I WISH it was only $1.96 a gallon
Been paying $2.13 in Bandon OR for at least 2 months now.
Bandon Dunes, Bandon? Didn't realize you were there.
Not sure why you poor folks on the west coast may so much for gas. Just ridiculous out there. Just barely over 1.80 here.
Yep, that be where I live!
cheap oil!v cheap oil! cheap oil! cheap oil! cheap oil! cheap oil! cheap oil! cheap oil! .............Screw the middle East let's dig where it counts!!!
Cool! A few people from my office went down to check out the success/design etc of Bandon Dunes, as it may be copied here in the Pacific North West.
We pay more because more "mixes" are required. Sometimes even cities get into the regulating. Though there is gas available, there isn't any of the specific mix allowed in that area.
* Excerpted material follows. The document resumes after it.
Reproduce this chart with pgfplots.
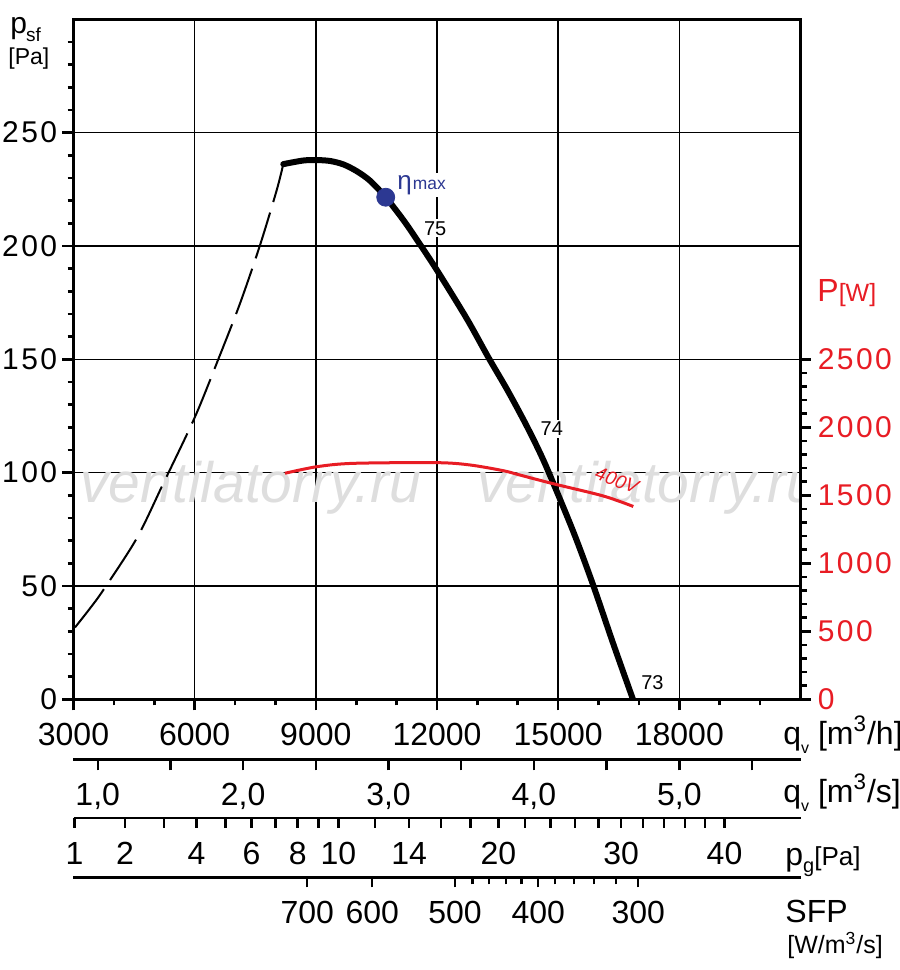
\documentclass[border=0pt]{standalone}
\usepackage{fontspec}
\setmainfont{Liberation Sans}
\usepackage{pgfplots}
\pgfplotsset{compat=1.18}
\definecolor{curvered}{RGB}{232,28,36}
\definecolor{etablue}{RGB}{44,56,146}
\newcommand\fs[1]{\fontsize{#1}{#1}\selectfont}
\newcommand\lsp{\addfontfeature{LetterSpace=8}}
\pgfplotsset{
  secaxis/.style={
    width=363.5pt, height=1pt, scale only axis, anchor=south west,
    xmin=3000, xmax=21000, ymin=0, ymax=1,
    axis y line=none, axis x line*=bottom,
    axis line style={line width=1.2pt},
    tick align=outside, major tick length=5pt, minor tick length=3.5pt,
    tick style={line width=1.2pt, black},
    scaled x ticks=false,
    xticklabel style={font=\fs{16}, anchor=base, yshift=-18.3pt, inner sep=0pt},
    /pgf/number format/assume math mode=true,
  }
}
\begin{document}
\begin{tikzpicture}
\path[use as bounding box] (-36.75pt,-135.35pt) rectangle (413.25pt,349.65pt);

% main axis
\begin{axis}[at={(0pt,0pt)}, anchor=south west, width=363.5pt, height=340pt, scale only axis,
  xmin=3000, xmax=21000, ymin=0, ymax=300,
  scaled x ticks=false, scaled y ticks=false,
  xtick={3000,6000,9000,12000,15000,18000}, xticklabels={3000,6000,9000,12000,15000,18000},
  minor xtick={4000,5000,7000,8000,10000,11000,13000,14000,16000,17000,19000,20000},
  ytick={0,50,100,150,200,250}, yticklabels={0,50,100,150,200,250},
  minor ytick={10,20,...,290},
  xtick pos=bottom, ytick pos=left, tick align=outside,
  major tick length=5.5pt, minor tick length=3pt,
  tick style={line width=1.3pt, black},
  axis line style={line width=1.4pt},
  xmajorgrids, ymajorgrids, major grid style={line width=0.75pt, black},
  xticklabel style={font=\fs{16}, anchor=base, yshift=-17.8pt, inner sep=0pt},
  yticklabel style={font=\fs{15}\lsp, anchor=east, xshift=-2.5pt, inner sep=0pt},
  /pgf/number format/assume math mode=true,
]
\node[anchor=base west, inner sep=0pt, text=black!13] at (rel axis cs:0.0089,0.2901) {\fs{28.5}\itshape ventilatorry.ru};
\node[anchor=base west, inner sep=0pt, text=black!13] at (rel axis cs:0.555,0.2901) {\fs{28.5}\itshape ventilatorry.ru};
\node[anchor=base west, fill=white, inner sep=1pt] at (axis cs:10960,225.0) {\color{etablue}\fs{13}η\kern0.5pt\fs{8.7}max};
\node[anchor=base west, fill=white, inner sep=1pt] at (axis cs:11621,204.8) {\fs{10}75};
\node[anchor=base west, fill=white, inner sep=1pt] at (axis cs:14508,116.2) {\fs{10}74};
\node[anchor=base west, inner sep=1pt] at (axis cs:17000,4.4) {\fs{10}73};
\node[rotate=-20, text=curvered, inner sep=0pt] at (axis cs:16456,96.6) {\fs{9.5}\itshape 400V};

\addplot[black, line width=1pt, dash pattern=on 24pt off 5.5pt, smooth] coordinates {
(3037,31.7) (3408,40.1) (3738,48.2) (4565,71.0) (5223,95.2) (6008,124.6)
(6585,150.0) (7122,174.6) (7617,200.3) (8031,224.6) (8194,236.1)};
\addplot[black, line width=3pt, line cap=round, smooth] coordinates {
(8194,236.1) (8689,237.7) (9021,237.9) (9350,237.5) (9680,236.0) (10012,233.0)
(10341,228.8) (10730,221.5) (11165,211.5) (11497,202.9) (11992,189.5) (12735,168.0)
(13270,150.9) (13725,137.0) (14136,123.5) (14468,111.8) (14755,100.6) (15374,74.0)
(15854,51.0) (16364,24.5) (16852,0)};
\addplot[only marks, mark=*, mark size=4.5pt, mark options={draw=etablue, fill=etablue}] coordinates {(10730,221.5)};
\end{axis}

% power axis (right)
\begin{axis}[at={(0pt,0pt)}, anchor=south west, width=363.5pt, height=340pt, scale only axis,
  xmin=3000, xmax=21000, ymin=0, ymax=5000,
  scaled y ticks=false,
  axis x line=none, axis y line*=right,
  ytick={0,500,1000,1500,2000,2500}, yticklabels={0,500,1000,1500,2000,2500},
  minor ytick={100,200,...,2400},
  tick align=outside, major tick length=5pt, minor tick length=3pt,
  tick style={line width=1.3pt, black},
  axis line style={line width=1.4pt},
  yticklabel style={font=\fs{15}\lsp, text=curvered, anchor=west, xshift=3.5pt, inner sep=0pt},
  /pgf/number format/assume math mode=true,
]
\addplot[curvered, line width=1.5pt, smooth] coordinates {
(8236,1662) (9021,1710) (9927,1735) (11992,1740) (12817,1723) (13641,1681)
(14054,1649) (14879,1585) (16117,1495) (16860,1418)};
\end{axis}

% q in m3/s
\begin{axis}[secaxis, at={(0pt,-30pt)}, major tick length=5.5pt,
  xticklabel style={yshift=0.5pt},
  xtick={3600,5400,7200,9000,10800,12600,14400,16200,18000,19800},
  xticklabels={{1,0},{},{2,0},{},{3,0},{},{4,0},{},{5,0},{}}]
\end{axis}

% dynamic pressure pg
\begin{axis}[secaxis, at={(0pt,-59.2pt)},
  xtick={3023,4275.2,5236.0,6046,6759.6,7404.8,7998.1,8550.4,9069,9559.6,10472.0,11311.0,12092,12825.5,13519.4,14179.1,14809.6,15414.4,15996.2,16557.7,17100.7,17627.0,18138,18634.9,19119.0},
  xticklabels={1,2,{},4,{},6,{},8,{},10,{},14,{},{},20,{},{},{},{},30,{},{},{},{},40}]
\end{axis}

% SFP
\begin{axis}[secaxis, at={(0pt,-89pt)},
  xtick={8788,10398,12445,14508,16983},
  xticklabels={700,600,500,400,300},
  minor xtick={12883,13294,13708,14097,14928,15391,15887,16431}]
\end{axis}

\begin{scope}[x=0.5pt,y=-0.5pt,shift={(-36.75pt,349.65pt)}]
\node[anchor=base west, inner sep=0pt] at (10,34) {\fs{15}p\kern-0.5pt\raisebox{-3.8pt}{\fs{9.5}sf}};
\node[anchor=base west, inner sep=0pt] at (8,65) {\fs{11.5}[Pa]};
\node[anchor=base west, inner sep=0pt, text=curvered] at (817,302) {\fs{16}P\fs{12.5}[W]};
\node[anchor=base west, inner sep=0pt] at (783,744) {\fs{16}q\raisebox{-4.5pt}{\fs{8}v} [m\textsuperscript{3}/h]};
\node[anchor=base west, inner sep=0pt] at (783,802) {\fs{16}q\raisebox{-4.5pt}{\fs{8}v} [m\textsuperscript{3}/s]};
\node[anchor=base west, inner sep=0pt] at (785,865) {\fs{16}p\raisebox{-3.5pt}{\fs{10}g}\fs{13}[Pa]};
\node[anchor=base west, inner sep=0pt] at (785,922) {\fs{16}SFP};
\node[anchor=base west, inner sep=0pt] at (787,953) {\fs{12.5}[W/m\textsuperscript{3}/s]};
\end{scope}
\end{tikzpicture}
\end{document}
It is truly stupid and the libs are up to their necks in creating the BS. That is one part of the problem.
Check my FR Profile page
Webcam of Bandon there
(Day use only)
I paid $1.78 today.
"The statistics given are comprehensively irrelevant unless inflation is factored in."
Also the value of the dollar in the forex markets, which is one element of the rise in dollar-priced commodities in the last 2 years or so, such as oil and gold.
Obviously there are other factors at work as well, particularly in the oil mkt. I wonder how much the 'terror premium' is estimated to be now.
From what I understand gas futures determine the price of gas, not the oil price directly. So there can be a real lag between gas and oil.
So when people complain oil has come down but gas hasn't, there may be other factors involved. One is the lack of refining capacity worldwide. They can barely refine it as quick as the oil is produced.
At the moment it is the opposite. Oil is climbing, and at least where I am, gas hasn't moved for a couple months. This is simply because no one believes the oil prices are here to stay at these high levels.
Something to consider for those that suggest oil prices should be regulated, the United States produces oil and those workers, companies, and states benefit from rising oil prices. Anyways, I guess that's another argument for another day.

The truck gets just seven miles-per-gallon of diesel.